Source excerpt:
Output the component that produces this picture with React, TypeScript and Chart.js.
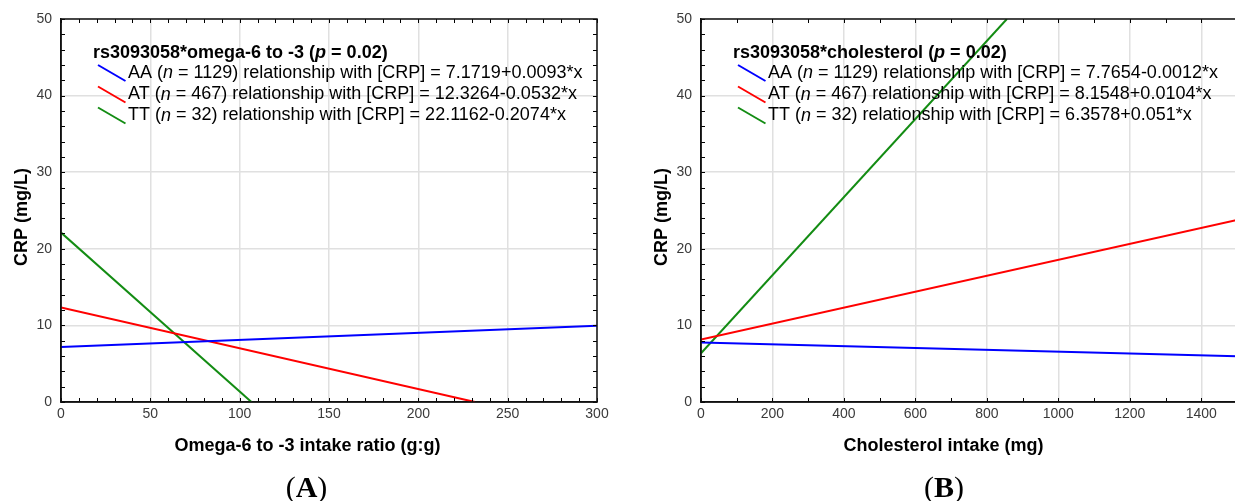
import React, { useEffect, useRef } from "react";
import { Chart, registerables } from "chart.js";

Chart.register(...registerables);

// ---------- data ----------
const genotypes = ["AA", "AT", "TT"];
const genotypeN = [1129, 467, 32];

const omegaEquations = ["7.1719+0.0093*x", "12.3264-0.0532*x", "22.1162-0.2074*x"];
const omegaX = [
  [0, 300],
  [0, 231.7],
  [0, 106.6],
];
const omegaCRP = [
  [7.17, 9.96],
  [12.33, 0],
  [22.12, 0],
];

const cholEquations = ["7.7654-0.0012*x", "8.1548+0.0104*x", "6.3578+0.051*x"];
const cholX = [
  [0, 1500],
  [0, 1500],
  [0, 856],
];
const cholCRP = [
  [7.77, 5.97],
  [8.15, 23.75],
  [6.36, 50],
];

const seriesColors = ["#0000ff", "#ff0000", "#138c13"];
const SANS = '"Liberation Sans", Arial, sans-serif';
const SERIF = '"Liberation Serif", "Times New Roman", serif';

type PanelProps = {
  left: number;
  xs: number[][];
  ys: number[][];
  equations: string[];
  xMax: number;
  xStep: number;
  xMinor: number;
  titleMain: string;
  xTitle: string;
  xTitleCenter: number;
  letter: string;
  letterCenter: number;
  rightTicks: boolean;
};

type Seg = [string, boolean];

function drawRich(ctx: CanvasRenderingContext2D, x: number, y: number, segs: Seg[], size: number, bold: boolean) {
  let cx = x;
  for (const [text, italic] of segs) {
    ctx.font = `${italic ? "italic " : ""}${bold ? "bold " : ""}${size}px ${SANS}`;
    ctx.fillText(text, cx, y);
    cx += ctx.measureText(text).width;
  }
}

function Panel(props: PanelProps) {
  const ref = useRef<HTMLCanvasElement | null>(null);
  useEffect(() => {
    const canvas = ref.current;
    if (!canvas) return;
    const decor = {
      id: "decor",
      afterDraw(chart: any) {
        const ctx: CanvasRenderingContext2D = chart.ctx;
        const { left, right, top, bottom } = chart.chartArea;
        const xs = chart.scales.x;
        const ys = chart.scales.y;
        ctx.save();
        // minor ticks on the sides
        ctx.strokeStyle = "#000";
        ctx.lineWidth = 1;
        ctx.beginPath();
        for (let v = 0; v <= props.xMax + 1e-9; v += props.xMinor) {
          const px = Math.round(xs.getPixelForValue(v)) + 0.5;
          ctx.moveTo(px, bottom);
          ctx.lineTo(px, bottom - 4);
          ctx.moveTo(px, top);
          ctx.lineTo(px, top + 4);
        }
        for (let v = 0; v <= 50 + 1e-9; v += 2) {
          const py = Math.round(ys.getPixelForValue(v)) + 0.5;
          ctx.moveTo(left, py);
          ctx.lineTo(left + 4, py);
          if (props.rightTicks) {
            ctx.moveTo(right, py);
            ctx.lineTo(right - 4, py);
          }
        }
        ctx.stroke();
        // frame
        ctx.strokeStyle = "#111";
        ctx.lineWidth = 1.5;
        ctx.strokeRect(Math.round(left), Math.round(top), Math.round(right - left), Math.round(bottom - top));

        // legend
        ctx.fillStyle = "#000";
        ctx.textBaseline = "middle";
        ctx.textAlign = "left";
        drawRich(ctx, left + 32, 53, [[props.titleMain + " (", false], ["p", true], [" = 0.02)", false]], 18, true);
        const rowY = [73, 94.5, 115.5];
        genotypes.forEach((g, i) => {
          const y = rowY[i];
          ctx.strokeStyle = seriesColors[i];
          ctx.lineWidth = 2;
          ctx.beginPath();
          ctx.moveTo(left + 37, y - 8);
          ctx.lineTo(left + 64.5, y + 8);
          ctx.stroke();
          ctx.fillStyle = "#000";
          drawRich(
            ctx,
            left + 67,
            y,
            [
              [g + " (", false],
              ["n", true],
              [` = ${genotypeN[i]}) relationship with [CRP] = ${props.equations[i]}`, false],
            ],
            18,
            false
          );
        });

        // axis titles
        ctx.fillStyle = "#000";
        ctx.font = `bold 18px ${SANS}`;
        ctx.textAlign = "center";
        ctx.textBaseline = "alphabetic";
        ctx.fillText(props.xTitle, props.xTitleCenter, 451);
        ctx.save();
        ctx.translate(27, 217);
        ctx.rotate(-Math.PI / 2);
        ctx.fillText("CRP (mg/L)", 0, 0);
        ctx.restore();

        // panel letter (A)/(B)
        ctx.textAlign = "left";
        const parts: [string, boolean][] = [["(", false], [props.letter, true], [")", false]];
        let total = 0;
        for (const [t, b] of parts) {
          ctx.font = `${b ? "bold " : ""}30px ${SERIF}`;
          total += ctx.measureText(t).width;
        }
        let cx = props.letterCenter - total / 2;
        for (const [t, b] of parts) {
          ctx.font = `${b ? "bold " : ""}30px ${SERIF}`;
          ctx.fillText(t, cx, 497);
          cx += ctx.measureText(t).width;
        }
        ctx.restore();
      },
    };

    const chart = new Chart(canvas, {
      type: "line",
      data: {
        datasets: genotypes.map((g, i) => ({
          label: g,
          data: props.xs[i].map((x, j) => ({ x, y: props.ys[i][j] })),
          borderColor: seriesColors[i],
          backgroundColor: seriesColors[i],
          borderWidth: 2,
          pointRadius: 0,
          fill: false,
          tension: 0,
        })),
      },
      options: {
        responsive: false,
        animation: false,
        events: [],
        layout: { padding: { left: 0, right: 23, top: 19, bottom: 0 } },
        plugins: { legend: { display: false }, tooltip: { enabled: false }, title: { display: false } },
        scales: {
          x: {
            type: "linear",
            min: 0,
            max: props.xMax,
            ticks: {
              stepSize: props.xStep,
              includeBounds: false,
              color: "#3a3a3a",
              font: { size: 14, family: SANS },
              padding: 4,
              maxRotation: 0,
              autoSkip: false,
              callback: (v: any) => String(v),
            },
            grid: { color: "#e0e0e0", lineWidth: 1.5, drawTicks: false },
            border: { display: true, color: "#111", width: 1.5 },
            afterFit: (s: any) => {
              s.height = 99;
              s.paddingLeft = 0;
              s.paddingRight = 0;
            },
          },
          y: {
            type: "linear",
            min: 0,
            max: 50,
            ticks: {
              stepSize: 10,
              color: "#3a3a3a",
              font: { size: 14, family: SANS },
              padding: 9,
              callback: (v: any) => String(v),
            },
            grid: { color: "#e0e0e0", lineWidth: 1.5, drawTicks: false },
            border: { display: true, color: "#111", width: 1.5 },
            afterFit: (s: any) => {
              s.width = 61;
              s.paddingTop = 0;
              s.paddingBottom = 0;
            },
          },
        },
      },
      plugins: [decor],
    } as any);
    return () => chart.destroy();
  }, []);

  return (
    <canvas
      ref={ref}
      width={620}
      height={501}
      style={{ position: "absolute", left: props.left, top: 0, width: 620, height: 501 }}
    />
  );
}

export default function App() {
  return (
    <div
      style={{
        position: "fixed",
        left: 0,
        top: 0,
        width: 1235,
        height: 501,
        overflow: "hidden",
        background: "#fff",
      }}
    >
      <Panel
        left={0}
        xs={omegaX}
        ys={omegaCRP}
        equations={omegaEquations}
        xMax={300}
        xStep={50}
        xMinor={10}
        titleMain="rs3093058*omega-6 to -3"
        xTitle="Omega-6 to -3 intake ratio (g:g)"
        xTitleCenter={307.5}
        letter="A"
        letterCenter={306.5}
        rightTicks={true}
      />
      <Panel
        left={640}
        xs={cholX}
        ys={cholCRP}
        equations={cholEquations}
        xMax={1500}
        xStep={200}
        xMinor={100}
        titleMain="rs3093058*cholesterol"
        xTitle="Cholesterol intake (mg)"
        xTitleCenter={303.5}
        letter="B"
        letterCenter={304}
        rightTicks={false}
      />
    </div>
  );
}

Your goal: Except for the pictures, print the data above exactly.

Output:
Output the component that produces this picture with React, TypeScript and Chart.js.
import React, { useEffect, useRef } from "react";
import { Chart, registerables } from "chart.js";

Chart.register(...registerables);

// ---------- data ----------
const genotypes = ["AA", "AT", "TT"];
const genotypeN = [1129, 467, 32];

const omegaEquations = ["7.1719+0.0093*x", "12.3264-0.0532*x", "22.1162-0.2074*x"];
const omegaX = [
  [0, 300],
  [0, 231.7],
  [0, 106.6],
];
const omegaCRP = [
  [7.17, 9.96],
  [12.33, 0],
  [22.12, 0],
];

const cholEquations = ["7.7654-0.0012*x", "8.1548+0.0104*x", "6.3578+0.051*x"];
const cholX = [
  [0, 1500],
  [0, 1500],
  [0, 856],
];
const cholCRP = [
  [7.77, 5.97],
  [8.15, 23.75],
  [6.36, 50],
];

const seriesColors = ["#0000ff", "#ff0000", "#138c13"];
const SANS = '"Liberation Sans", Arial, sans-serif';
const SERIF = '"Liberation Serif", "Times New Roman", serif';

type PanelProps = {
  left: number;
  xs: number[][];
  ys: number[][];
  equations: string[];
  xMax: number;
  xStep: number;
  xMinor: number;
  titleMain: string;
  xTitle: string;
  xTitleCenter: number;
  letter: string;
  letterCenter: number;
  rightTicks: boolean;
};

type Seg = [string, boolean];

function drawRich(ctx: CanvasRenderingContext2D, x: number, y: number, segs: Seg[], size: number, bold: boolean) {
  let cx = x;
  for (const [text, italic] of segs) {
    ctx.font = `${italic ? "italic " : ""}${bold ? "bold " : ""}${size}px ${SANS}`;
    ctx.fillText(text, cx, y);
    cx += ctx.measureText(text).width;
  }
}

function Panel(props: PanelProps) {
  const ref = useRef<HTMLCanvasElement | null>(null);
  useEffect(() => {
    const canvas = ref.current;
    if (!canvas) return;
    const decor = {
      id: "decor",
      afterDraw(chart: any) {
        const ctx: CanvasRenderingContext2D = chart.ctx;
        const { left, right, top, bottom } = chart.chartArea;
        const xs = chart.scales.x;
        const ys = chart.scales.y;
        ctx.save();
        // minor ticks on the sides
        ctx.strokeStyle = "#000";
        ctx.lineWidth = 1;
        ctx.beginPath();
        for (let v = 0; v <= props.xMax + 1e-9; v += props.xMinor) {
          const px = Math.round(xs.getPixelForValue(v)) + 0.5;
          ctx.moveTo(px, bottom);
          ctx.lineTo(px, bottom - 4);
          ctx.moveTo(px, top);
          ctx.lineTo(px, top + 4);
        }
        for (let v = 0; v <= 50 + 1e-9; v += 2) {
          const py = Math.round(ys.getPixelForValue(v)) + 0.5;
          ctx.moveTo(left, py);
          ctx.lineTo(left + 4, py);
          if (props.rightTicks) {
            ctx.moveTo(right, py);
            ctx.lineTo(right - 4, py);
          }
        }
        ctx.stroke();
        // frame
        ctx.strokeStyle = "#111";
        ctx.lineWidth = 1.5;
        ctx.strokeRect(Math.round(left), Math.round(top), Math.round(right - left), Math.round(bottom - top));

        // legend
        ctx.fillStyle = "#000";
        ctx.textBaseline = "middle";
        ctx.textAlign = "left";
        drawRich(ctx, left + 32, 53, [[props.titleMain + " (", false], ["p", true], [" = 0.02)", false]], 18, true);
        const rowY = [73, 94.5, 115.5];
        genotypes.forEach((g, i) => {
          const y = rowY[i];
          ctx.strokeStyle = seriesColors[i];
          ctx.lineWidth = 2;
          ctx.beginPath();
          ctx.moveTo(left + 37, y - 8);
          ctx.lineTo(left + 64.5, y + 8);
          ctx.stroke();
          ctx.fillStyle = "#000";
          drawRich(
            ctx,
            left + 67,
            y,
            [
              [g + " (", false],
              ["n", true],
              [` = ${genotypeN[i]}) relationship with [CRP] = ${props.equations[i]}`, false],
            ],
            18,
            false
          );
        });

        // axis titles
        ctx.fillStyle = "#000";
        ctx.font = `bold 18px ${SANS}`;
        ctx.textAlign = "center";
        ctx.textBaseline = "alphabetic";
        ctx.fillText(props.xTitle, props.xTitleCenter, 451);
        ctx.save();
        ctx.translate(27, 217);
        ctx.rotate(-Math.PI / 2);
        ctx.fillText("CRP (mg/L)", 0, 0);
        ctx.restore();

        // panel letter (A)/(B)
        ctx.textAlign = "left";
        const parts: [string, boolean][] = [["(", false], [props.letter, true], [")", false]];
        let total = 0;
        for (const [t, b] of parts) {
          ctx.font = `${b ? "bold " : ""}30px ${SERIF}`;
          total += ctx.measureText(t).width;
        }
        let cx = props.letterCenter - total / 2;
        for (const [t, b] of parts) {
          ctx.font = `${b ? "bold " : ""}30px ${SERIF}`;
          ctx.fillText(t, cx, 497);
          cx += ctx.measureText(t).width;
        }
        ctx.restore();
      },
    };

    const chart = new Chart(canvas, {
      type: "line",
      data: {
        datasets: genotypes.map((g, i) => ({
          label: g,
          data: props.xs[i].map((x, j) => ({ x, y: props.ys[i][j] })),
          borderColor: seriesColors[i],
          backgroundColor: seriesColors[i],
          borderWidth: 2,
          pointRadius: 0,
          fill: false,
          tension: 0,
        })),
      },
      options: {
        responsive: false,
        animation: false,
        events: [],
        layout: { padding: { left: 0, right: 23, top: 19, bottom: 0 } },
        plugins: { legend: { display: false }, tooltip: { enabled: false }, title: { display: false } },
        scales: {
          x: {
            type: "linear",
            min: 0,
            max: props.xMax,
            ticks: {
              stepSize: props.xStep,
              includeBounds: false,
              color: "#3a3a3a",
              font: { size: 14, family: SANS },
              padding: 4,
              maxRotation: 0,
              autoSkip: false,
              callback: (v: any) => String(v),
            },
            grid: { color: "#e0e0e0", lineWidth: 1.5, drawTicks: false },
            border: { display: true, color: "#111", width: 1.5 },
            afterFit: (s: any) => {
              s.height = 99;
              s.paddingLeft = 0;
              s.paddingRight = 0;
            },
          },
          y: {
            type: "linear",
            min: 0,
            max: 50,
            ticks: {
              stepSize: 10,
              color: "#3a3a3a",
              font: { size: 14, family: SANS },
              padding: 9,
              callback: (v: any) => String(v),
            },
            grid: { color: "#e0e0e0", lineWidth: 1.5, drawTicks: false },
            border: { display: true, color: "#111", width: 1.5 },
            afterFit: (s: any) => {
              s.width = 61;
              s.paddingTop = 0;
              s.paddingBottom = 0;
            },
          },
        },
      },
      plugins: [decor],
    } as any);
    return () => chart.destroy();
  }, []);

  return (
    <canvas
      ref={ref}
      width={620}
      height={501}
      style={{ position: "absolute", left: props.left, top: 0, width: 620, height: 501 }}
    />
  );
}

export default function App() {
  return (
    <div
      style={{
        position: "fixed",
        left: 0,
        top: 0,
        width: 1235,
        height: 501,
        overflow: "hidden",
        background: "#fff",
      }}
    >
      <Panel
        left={0}
        xs={omegaX}
        ys={omegaCRP}
        equations={omegaEquations}
        xMax={300}
        xStep={50}
        xMinor={10}
        titleMain="rs3093058*omega-6 to -3"
        xTitle="Omega-6 to -3 intake ratio (g:g)"
        xTitleCenter={307.5}
        letter="A"
        letterCenter={306.5}
        rightTicks={true}
      />
      <Panel
        left={640}
        xs={cholX}
        ys={cholCRP}
        equations={cholEquations}
        xMax={1500}
        xStep={200}
        xMinor={100}
        titleMain="rs3093058*cholesterol"
        xTitle="Cholesterol intake (mg)"
        xTitleCenter={303.5}
        letter="B"
        letterCenter={304}
        rightTicks={false}
      />
    </div>
  );
}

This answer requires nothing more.